If Tim Pychyl has dedicated his academic career to one principle, it’s that procrastination goes way deeper than time management.

In fact, he thinks of it more as a coping mechanism than anything else.

Pychyl is an associate professor of psychology at Carleton University. He’s spent more than two decades studying how and why people put off important tasks. Through his research, Pychyl has learned who’s most likely to procrastinate, in what contexts, and, most importantly, how to kick the habit for good.

“First, you have to recognize it’s about feeling good in the short term,” Pychyl tells Business Insider.

Contrary to popular belief, procrastinators aren’t simply weak-willed or bad at managing their time. Pychyl’s research suggests they actually just want to avoid feeling bad. They don’t want to confront the emotions that come with the burdensome task ahead.

“That’s the place you have to start conceptually,” he says. So if you’re facing the prospect of cleaning a messy room or writing a college paper, ask yourself why you don’t want to do it right now. Maybe it’s the dread of chores or a fear of failure that’s keeping you from starting.

But that’s the key, he adds. All you need to do is start. Since you can’t knock out large tasks all at once, Pychyl says the most helpful way to approach cleaning that room or writing the paper is to determine your first action. Pick up one sock. Open a blank Word document. This makes the task seem more real. When you pin down the first step, you turn a hypothetical chore into a concrete process.

“And when we make an action concrete,” Pychyl says, “we believe that action now belongs to the present and has a sense of urgency.”

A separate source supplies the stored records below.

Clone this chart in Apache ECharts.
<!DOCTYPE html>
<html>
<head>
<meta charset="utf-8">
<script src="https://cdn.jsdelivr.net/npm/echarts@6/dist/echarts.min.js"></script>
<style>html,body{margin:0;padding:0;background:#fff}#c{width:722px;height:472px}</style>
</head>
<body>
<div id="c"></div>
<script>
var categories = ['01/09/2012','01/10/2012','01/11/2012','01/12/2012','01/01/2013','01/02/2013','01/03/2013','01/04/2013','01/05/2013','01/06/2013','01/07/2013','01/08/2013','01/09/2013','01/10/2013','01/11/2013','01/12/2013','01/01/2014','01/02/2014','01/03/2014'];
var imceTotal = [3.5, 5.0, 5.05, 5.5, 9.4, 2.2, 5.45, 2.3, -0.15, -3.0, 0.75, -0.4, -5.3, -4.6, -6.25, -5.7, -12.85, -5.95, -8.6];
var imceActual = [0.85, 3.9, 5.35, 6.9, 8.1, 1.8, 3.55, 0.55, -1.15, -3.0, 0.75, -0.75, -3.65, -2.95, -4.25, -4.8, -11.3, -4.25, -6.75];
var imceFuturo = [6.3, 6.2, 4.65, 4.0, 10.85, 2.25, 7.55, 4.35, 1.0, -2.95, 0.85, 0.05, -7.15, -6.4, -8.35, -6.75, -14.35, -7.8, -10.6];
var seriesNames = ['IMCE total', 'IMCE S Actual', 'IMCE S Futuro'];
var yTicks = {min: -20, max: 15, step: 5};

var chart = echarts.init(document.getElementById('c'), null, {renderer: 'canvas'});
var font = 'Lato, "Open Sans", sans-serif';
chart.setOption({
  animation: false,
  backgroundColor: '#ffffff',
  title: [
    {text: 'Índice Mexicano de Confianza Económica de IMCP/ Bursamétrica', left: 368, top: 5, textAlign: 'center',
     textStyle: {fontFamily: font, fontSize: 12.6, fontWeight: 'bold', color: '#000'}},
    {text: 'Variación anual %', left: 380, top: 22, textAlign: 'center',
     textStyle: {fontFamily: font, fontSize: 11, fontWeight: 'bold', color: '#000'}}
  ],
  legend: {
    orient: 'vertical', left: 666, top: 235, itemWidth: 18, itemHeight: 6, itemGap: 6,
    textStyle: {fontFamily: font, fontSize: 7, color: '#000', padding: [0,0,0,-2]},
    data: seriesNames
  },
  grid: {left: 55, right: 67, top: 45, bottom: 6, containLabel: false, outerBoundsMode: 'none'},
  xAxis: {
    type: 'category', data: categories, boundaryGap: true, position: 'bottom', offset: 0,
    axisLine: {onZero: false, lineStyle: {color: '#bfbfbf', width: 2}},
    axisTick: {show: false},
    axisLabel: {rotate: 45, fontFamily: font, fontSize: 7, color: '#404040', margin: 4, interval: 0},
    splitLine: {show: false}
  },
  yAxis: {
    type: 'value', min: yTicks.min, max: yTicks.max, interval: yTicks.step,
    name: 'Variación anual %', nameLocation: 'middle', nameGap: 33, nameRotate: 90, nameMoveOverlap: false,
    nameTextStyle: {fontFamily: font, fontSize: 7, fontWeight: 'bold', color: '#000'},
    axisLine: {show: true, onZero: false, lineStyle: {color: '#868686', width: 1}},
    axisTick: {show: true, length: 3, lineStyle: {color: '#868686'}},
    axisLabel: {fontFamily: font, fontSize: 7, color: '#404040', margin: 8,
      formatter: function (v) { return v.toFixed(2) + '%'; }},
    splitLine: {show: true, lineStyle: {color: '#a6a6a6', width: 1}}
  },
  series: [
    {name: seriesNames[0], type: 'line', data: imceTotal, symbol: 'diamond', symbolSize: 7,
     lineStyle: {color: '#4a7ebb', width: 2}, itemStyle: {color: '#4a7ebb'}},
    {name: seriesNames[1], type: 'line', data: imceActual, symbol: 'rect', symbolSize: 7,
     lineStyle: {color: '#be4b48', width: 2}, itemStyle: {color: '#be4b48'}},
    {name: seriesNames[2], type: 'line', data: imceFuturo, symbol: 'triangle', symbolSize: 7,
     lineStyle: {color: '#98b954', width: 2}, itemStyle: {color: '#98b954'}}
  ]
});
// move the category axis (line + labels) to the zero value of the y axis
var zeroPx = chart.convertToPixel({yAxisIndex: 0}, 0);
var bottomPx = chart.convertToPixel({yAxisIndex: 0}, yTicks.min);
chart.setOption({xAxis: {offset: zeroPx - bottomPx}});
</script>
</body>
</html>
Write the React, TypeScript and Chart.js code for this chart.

There are times, however, when you realize you’ve been putting something off but can’t work on it immediately. That’s dangerous if you’re a procrastinator, since “sometime next weekend” can easily become a mantra you repeat for weeks on end. Pychyl says the remedy is simple: Get specific.

Tell yourself, “At 10 a.m. I’ll start picking clothes up off the floor,” or “I’ll begin outlining the paper at 6:30 p.m.”

“You set a stimulus for action into the environment,” Pychyl says. You make the switch from thinking about your goals to thinking about your plans to make them reality. That small shift lets you wipe out ambiguity about how you’ll spend your time.

The final piece of advice Pychyl offers is to recognize that progress fuels well-being.

Even tiny steps build momentum that keeps you engaged in a task, he says. Before you start, there might just be a dirty sock on the floor. But once you commit to an action, that sock becomes a tangible, crucial part of a journey toward a clean room.